>> BEGIN DATA EXTRACT
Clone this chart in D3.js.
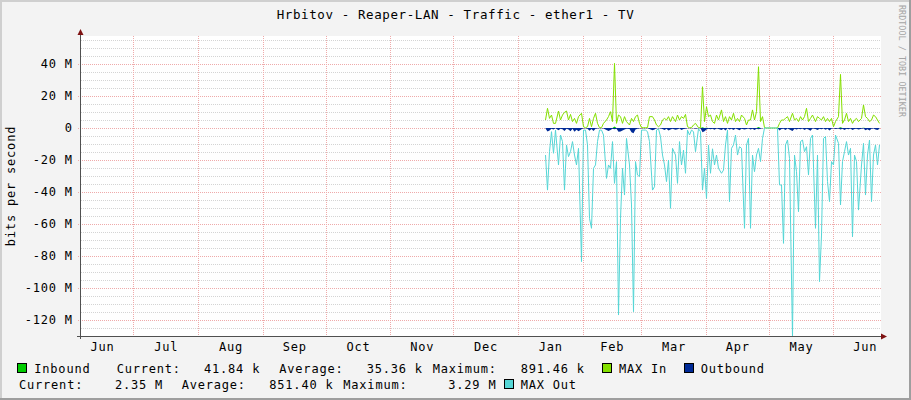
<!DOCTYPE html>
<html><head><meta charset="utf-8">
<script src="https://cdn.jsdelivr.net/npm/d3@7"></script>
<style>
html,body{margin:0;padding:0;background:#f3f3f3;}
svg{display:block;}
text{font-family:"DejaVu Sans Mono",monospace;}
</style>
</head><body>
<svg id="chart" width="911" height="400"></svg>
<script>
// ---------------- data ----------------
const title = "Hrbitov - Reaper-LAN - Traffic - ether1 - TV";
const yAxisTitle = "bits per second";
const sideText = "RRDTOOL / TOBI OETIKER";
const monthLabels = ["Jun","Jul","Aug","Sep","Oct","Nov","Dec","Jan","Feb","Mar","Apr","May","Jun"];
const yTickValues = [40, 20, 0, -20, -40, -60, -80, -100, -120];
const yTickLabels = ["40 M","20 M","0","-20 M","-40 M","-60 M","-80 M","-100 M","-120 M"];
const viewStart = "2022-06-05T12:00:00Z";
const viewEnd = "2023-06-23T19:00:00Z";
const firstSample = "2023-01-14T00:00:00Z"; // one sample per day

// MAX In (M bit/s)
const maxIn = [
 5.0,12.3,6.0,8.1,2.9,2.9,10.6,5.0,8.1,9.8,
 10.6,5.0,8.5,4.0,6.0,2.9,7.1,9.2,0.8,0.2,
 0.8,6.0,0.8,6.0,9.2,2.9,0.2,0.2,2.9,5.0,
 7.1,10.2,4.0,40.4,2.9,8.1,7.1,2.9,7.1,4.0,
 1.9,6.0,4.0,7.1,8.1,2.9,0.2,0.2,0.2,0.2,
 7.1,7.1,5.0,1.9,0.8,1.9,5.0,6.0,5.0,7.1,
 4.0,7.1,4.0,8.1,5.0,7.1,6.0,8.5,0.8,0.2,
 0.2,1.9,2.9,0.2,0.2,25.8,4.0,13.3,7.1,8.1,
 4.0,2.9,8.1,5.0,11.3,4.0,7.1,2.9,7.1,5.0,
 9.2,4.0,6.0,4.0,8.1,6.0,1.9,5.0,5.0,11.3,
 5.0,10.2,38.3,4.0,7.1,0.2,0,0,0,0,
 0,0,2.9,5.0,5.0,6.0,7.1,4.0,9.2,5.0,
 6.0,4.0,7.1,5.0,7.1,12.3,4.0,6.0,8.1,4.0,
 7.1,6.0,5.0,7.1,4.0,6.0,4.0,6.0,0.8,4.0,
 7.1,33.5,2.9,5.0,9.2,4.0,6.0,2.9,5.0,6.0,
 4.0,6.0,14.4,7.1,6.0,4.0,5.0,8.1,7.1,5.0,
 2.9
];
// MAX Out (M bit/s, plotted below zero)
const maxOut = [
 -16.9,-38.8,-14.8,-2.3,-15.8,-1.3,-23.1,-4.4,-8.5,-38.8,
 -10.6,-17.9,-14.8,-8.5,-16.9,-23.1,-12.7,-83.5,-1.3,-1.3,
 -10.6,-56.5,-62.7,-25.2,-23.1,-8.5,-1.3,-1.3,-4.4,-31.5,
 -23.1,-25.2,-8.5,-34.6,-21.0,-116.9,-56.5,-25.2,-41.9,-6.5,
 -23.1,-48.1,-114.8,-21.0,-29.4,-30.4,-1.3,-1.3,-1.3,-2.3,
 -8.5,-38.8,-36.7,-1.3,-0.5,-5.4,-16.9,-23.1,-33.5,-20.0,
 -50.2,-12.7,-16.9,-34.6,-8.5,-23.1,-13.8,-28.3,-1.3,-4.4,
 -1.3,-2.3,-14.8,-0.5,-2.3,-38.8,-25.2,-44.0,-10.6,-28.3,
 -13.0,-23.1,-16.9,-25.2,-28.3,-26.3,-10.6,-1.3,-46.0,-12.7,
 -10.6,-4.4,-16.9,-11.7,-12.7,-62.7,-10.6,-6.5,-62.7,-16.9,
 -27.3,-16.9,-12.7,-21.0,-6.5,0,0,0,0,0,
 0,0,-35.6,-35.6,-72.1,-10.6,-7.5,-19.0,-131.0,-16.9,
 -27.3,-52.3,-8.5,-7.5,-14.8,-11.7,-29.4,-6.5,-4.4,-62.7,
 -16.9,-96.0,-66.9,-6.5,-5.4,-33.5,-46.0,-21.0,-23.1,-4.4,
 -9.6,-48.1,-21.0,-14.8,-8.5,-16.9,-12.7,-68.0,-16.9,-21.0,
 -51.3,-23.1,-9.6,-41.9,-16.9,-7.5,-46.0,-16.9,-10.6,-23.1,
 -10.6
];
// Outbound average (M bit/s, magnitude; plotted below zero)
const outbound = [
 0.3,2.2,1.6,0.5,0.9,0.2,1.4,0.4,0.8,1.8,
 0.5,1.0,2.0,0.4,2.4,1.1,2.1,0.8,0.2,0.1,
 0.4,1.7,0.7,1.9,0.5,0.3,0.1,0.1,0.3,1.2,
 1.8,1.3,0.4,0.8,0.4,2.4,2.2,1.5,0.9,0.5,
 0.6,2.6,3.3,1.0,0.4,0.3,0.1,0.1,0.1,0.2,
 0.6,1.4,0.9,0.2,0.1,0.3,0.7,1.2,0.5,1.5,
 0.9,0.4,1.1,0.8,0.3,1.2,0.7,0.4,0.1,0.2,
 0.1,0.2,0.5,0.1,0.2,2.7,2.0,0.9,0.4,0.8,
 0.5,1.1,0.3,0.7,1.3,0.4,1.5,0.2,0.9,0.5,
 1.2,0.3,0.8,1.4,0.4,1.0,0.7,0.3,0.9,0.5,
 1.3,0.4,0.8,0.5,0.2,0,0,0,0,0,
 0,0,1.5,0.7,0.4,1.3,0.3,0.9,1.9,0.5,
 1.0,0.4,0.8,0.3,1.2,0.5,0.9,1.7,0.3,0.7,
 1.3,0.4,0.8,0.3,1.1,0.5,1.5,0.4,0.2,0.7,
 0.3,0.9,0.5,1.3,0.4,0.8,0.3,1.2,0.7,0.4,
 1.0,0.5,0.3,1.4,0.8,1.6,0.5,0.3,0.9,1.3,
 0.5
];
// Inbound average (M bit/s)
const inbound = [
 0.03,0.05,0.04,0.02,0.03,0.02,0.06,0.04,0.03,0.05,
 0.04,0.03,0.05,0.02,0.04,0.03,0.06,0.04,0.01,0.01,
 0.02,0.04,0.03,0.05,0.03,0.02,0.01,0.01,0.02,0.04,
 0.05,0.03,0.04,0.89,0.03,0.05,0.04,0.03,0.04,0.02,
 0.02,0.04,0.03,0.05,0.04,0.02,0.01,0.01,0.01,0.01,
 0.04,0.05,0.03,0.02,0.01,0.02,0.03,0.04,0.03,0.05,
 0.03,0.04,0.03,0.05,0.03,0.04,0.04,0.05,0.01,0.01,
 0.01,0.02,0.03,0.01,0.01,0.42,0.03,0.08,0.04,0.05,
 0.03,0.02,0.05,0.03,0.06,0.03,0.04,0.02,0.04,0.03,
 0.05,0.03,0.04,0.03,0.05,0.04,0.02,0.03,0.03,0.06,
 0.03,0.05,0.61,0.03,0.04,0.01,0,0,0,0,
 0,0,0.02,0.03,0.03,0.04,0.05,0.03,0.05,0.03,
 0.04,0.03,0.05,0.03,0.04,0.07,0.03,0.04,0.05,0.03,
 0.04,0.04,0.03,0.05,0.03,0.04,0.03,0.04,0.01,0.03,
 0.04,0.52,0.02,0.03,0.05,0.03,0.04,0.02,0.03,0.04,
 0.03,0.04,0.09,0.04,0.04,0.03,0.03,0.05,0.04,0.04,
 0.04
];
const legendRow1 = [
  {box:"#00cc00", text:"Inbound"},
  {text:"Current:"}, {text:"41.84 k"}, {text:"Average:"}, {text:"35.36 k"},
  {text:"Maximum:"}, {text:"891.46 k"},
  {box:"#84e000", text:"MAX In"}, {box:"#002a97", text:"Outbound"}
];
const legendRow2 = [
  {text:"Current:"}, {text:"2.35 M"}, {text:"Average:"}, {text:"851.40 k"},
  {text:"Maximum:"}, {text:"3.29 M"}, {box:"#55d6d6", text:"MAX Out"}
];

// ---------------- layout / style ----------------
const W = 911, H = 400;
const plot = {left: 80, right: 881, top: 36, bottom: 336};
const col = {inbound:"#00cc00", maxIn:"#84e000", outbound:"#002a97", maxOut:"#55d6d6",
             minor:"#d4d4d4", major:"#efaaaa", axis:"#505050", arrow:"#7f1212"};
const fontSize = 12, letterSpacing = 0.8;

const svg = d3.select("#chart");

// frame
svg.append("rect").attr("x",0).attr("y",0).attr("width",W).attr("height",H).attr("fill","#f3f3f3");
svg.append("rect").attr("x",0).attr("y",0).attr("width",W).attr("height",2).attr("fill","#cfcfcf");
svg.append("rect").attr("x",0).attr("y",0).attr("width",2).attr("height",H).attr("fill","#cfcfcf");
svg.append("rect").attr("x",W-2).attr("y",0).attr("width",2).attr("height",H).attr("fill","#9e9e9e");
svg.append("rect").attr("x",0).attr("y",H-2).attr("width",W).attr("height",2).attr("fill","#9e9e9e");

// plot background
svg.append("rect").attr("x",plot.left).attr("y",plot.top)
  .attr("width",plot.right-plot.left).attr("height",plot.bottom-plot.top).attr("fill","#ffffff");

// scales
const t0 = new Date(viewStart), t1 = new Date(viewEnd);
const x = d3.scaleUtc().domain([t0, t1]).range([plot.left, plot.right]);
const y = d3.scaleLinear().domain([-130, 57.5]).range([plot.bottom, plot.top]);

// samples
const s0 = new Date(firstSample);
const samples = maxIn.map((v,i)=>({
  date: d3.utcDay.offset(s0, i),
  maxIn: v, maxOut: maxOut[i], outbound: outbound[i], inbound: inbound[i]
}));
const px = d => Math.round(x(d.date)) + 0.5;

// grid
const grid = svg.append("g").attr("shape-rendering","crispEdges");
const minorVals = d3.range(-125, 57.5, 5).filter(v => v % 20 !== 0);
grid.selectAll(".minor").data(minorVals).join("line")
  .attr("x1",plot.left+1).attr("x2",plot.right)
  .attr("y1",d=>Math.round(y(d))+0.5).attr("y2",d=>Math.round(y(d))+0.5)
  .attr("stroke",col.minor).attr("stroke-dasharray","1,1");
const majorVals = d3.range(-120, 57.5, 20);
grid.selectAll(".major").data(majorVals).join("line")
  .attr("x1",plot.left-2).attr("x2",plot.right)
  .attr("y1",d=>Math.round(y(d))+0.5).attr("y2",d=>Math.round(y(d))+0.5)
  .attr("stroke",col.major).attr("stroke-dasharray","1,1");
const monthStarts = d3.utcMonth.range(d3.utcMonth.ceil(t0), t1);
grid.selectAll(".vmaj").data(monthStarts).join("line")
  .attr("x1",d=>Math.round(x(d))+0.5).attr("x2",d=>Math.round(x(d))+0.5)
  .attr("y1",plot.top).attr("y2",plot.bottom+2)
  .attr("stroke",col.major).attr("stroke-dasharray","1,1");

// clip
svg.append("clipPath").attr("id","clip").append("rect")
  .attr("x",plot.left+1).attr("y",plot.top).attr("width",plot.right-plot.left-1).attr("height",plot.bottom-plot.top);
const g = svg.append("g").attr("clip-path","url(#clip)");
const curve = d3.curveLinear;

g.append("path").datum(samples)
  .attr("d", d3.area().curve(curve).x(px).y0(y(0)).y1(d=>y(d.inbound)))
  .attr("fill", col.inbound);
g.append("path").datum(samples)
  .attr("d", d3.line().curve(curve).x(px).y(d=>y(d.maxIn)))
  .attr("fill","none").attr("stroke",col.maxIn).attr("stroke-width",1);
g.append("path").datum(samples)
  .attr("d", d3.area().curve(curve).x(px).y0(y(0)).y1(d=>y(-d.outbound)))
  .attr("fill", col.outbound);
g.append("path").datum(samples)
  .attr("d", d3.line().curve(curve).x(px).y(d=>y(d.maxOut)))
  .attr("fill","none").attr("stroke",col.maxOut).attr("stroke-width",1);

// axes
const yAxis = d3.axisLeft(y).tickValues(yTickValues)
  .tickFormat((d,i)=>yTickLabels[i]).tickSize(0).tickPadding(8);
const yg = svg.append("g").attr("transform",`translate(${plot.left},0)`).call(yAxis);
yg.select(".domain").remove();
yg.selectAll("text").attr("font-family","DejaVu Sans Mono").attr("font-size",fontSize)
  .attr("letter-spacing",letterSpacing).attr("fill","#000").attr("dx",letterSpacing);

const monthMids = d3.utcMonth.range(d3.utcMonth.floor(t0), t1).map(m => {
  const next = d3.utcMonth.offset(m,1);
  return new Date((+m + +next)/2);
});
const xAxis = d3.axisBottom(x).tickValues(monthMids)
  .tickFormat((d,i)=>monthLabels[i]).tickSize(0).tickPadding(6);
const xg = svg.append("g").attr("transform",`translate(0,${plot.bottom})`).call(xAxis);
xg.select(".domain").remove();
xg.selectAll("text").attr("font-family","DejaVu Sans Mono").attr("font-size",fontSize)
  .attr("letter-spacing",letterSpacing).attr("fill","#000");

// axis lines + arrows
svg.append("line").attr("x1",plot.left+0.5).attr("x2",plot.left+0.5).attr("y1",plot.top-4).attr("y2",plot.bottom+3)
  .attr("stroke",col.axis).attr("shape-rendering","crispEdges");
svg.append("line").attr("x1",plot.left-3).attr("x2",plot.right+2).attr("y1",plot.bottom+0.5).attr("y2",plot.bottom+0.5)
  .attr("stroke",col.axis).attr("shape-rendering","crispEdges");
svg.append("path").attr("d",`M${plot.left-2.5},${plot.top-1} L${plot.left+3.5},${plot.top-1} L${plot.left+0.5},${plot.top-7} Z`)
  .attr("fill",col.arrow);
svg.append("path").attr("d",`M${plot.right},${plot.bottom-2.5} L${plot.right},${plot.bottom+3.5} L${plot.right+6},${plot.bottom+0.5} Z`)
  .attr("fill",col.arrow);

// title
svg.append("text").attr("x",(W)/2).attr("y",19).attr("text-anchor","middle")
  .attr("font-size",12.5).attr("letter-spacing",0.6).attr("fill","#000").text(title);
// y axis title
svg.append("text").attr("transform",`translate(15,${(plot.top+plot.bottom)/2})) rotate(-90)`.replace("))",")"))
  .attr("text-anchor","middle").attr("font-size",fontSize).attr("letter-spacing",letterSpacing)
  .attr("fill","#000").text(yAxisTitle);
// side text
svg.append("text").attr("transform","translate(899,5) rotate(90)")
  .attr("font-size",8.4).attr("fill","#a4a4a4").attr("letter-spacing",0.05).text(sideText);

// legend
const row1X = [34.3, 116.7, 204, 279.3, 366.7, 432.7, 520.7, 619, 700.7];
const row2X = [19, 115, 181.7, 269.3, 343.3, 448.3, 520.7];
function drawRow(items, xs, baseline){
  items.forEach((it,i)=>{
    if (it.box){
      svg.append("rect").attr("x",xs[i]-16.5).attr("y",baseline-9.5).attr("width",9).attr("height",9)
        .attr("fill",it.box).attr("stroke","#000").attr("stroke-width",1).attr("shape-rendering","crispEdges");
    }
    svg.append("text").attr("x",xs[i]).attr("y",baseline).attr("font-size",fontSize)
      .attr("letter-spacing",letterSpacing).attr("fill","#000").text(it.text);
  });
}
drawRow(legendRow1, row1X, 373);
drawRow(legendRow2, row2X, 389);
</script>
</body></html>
>> END DATA EXTRACT
● **GIVEN INSTRUCTION**:
Copy exactly the lines running from the beginning of the listing through the line that has "sample per day". Drop the pictures.

● **RESULT**:
Clone this chart in D3.js.
<!DOCTYPE html>
<html><head><meta charset="utf-8">
<script src="https://cdn.jsdelivr.net/npm/d3@7"></script>
<style>
html,body{margin:0;padding:0;background:#f3f3f3;}
svg{display:block;}
text{font-family:"DejaVu Sans Mono",monospace;}
</style>
</head><body>
<svg id="chart" width="911" height="400"></svg>
<script>
// ---------------- data ----------------
const title = "Hrbitov - Reaper-LAN - Traffic - ether1 - TV";
const yAxisTitle = "bits per second";
const sideText = "RRDTOOL / TOBI OETIKER";
const monthLabels = ["Jun","Jul","Aug","Sep","Oct","Nov","Dec","Jan","Feb","Mar","Apr","May","Jun"];
const yTickValues = [40, 20, 0, -20, -40, -60, -80, -100, -120];
const yTickLabels = ["40 M","20 M","0","-20 M","-40 M","-60 M","-80 M","-100 M","-120 M"];
const viewStart = "2022-06-05T12:00:00Z";
const viewEnd = "2023-06-23T19:00:00Z";
const firstSample = "2023-01-14T00:00:00Z"; // one sample per day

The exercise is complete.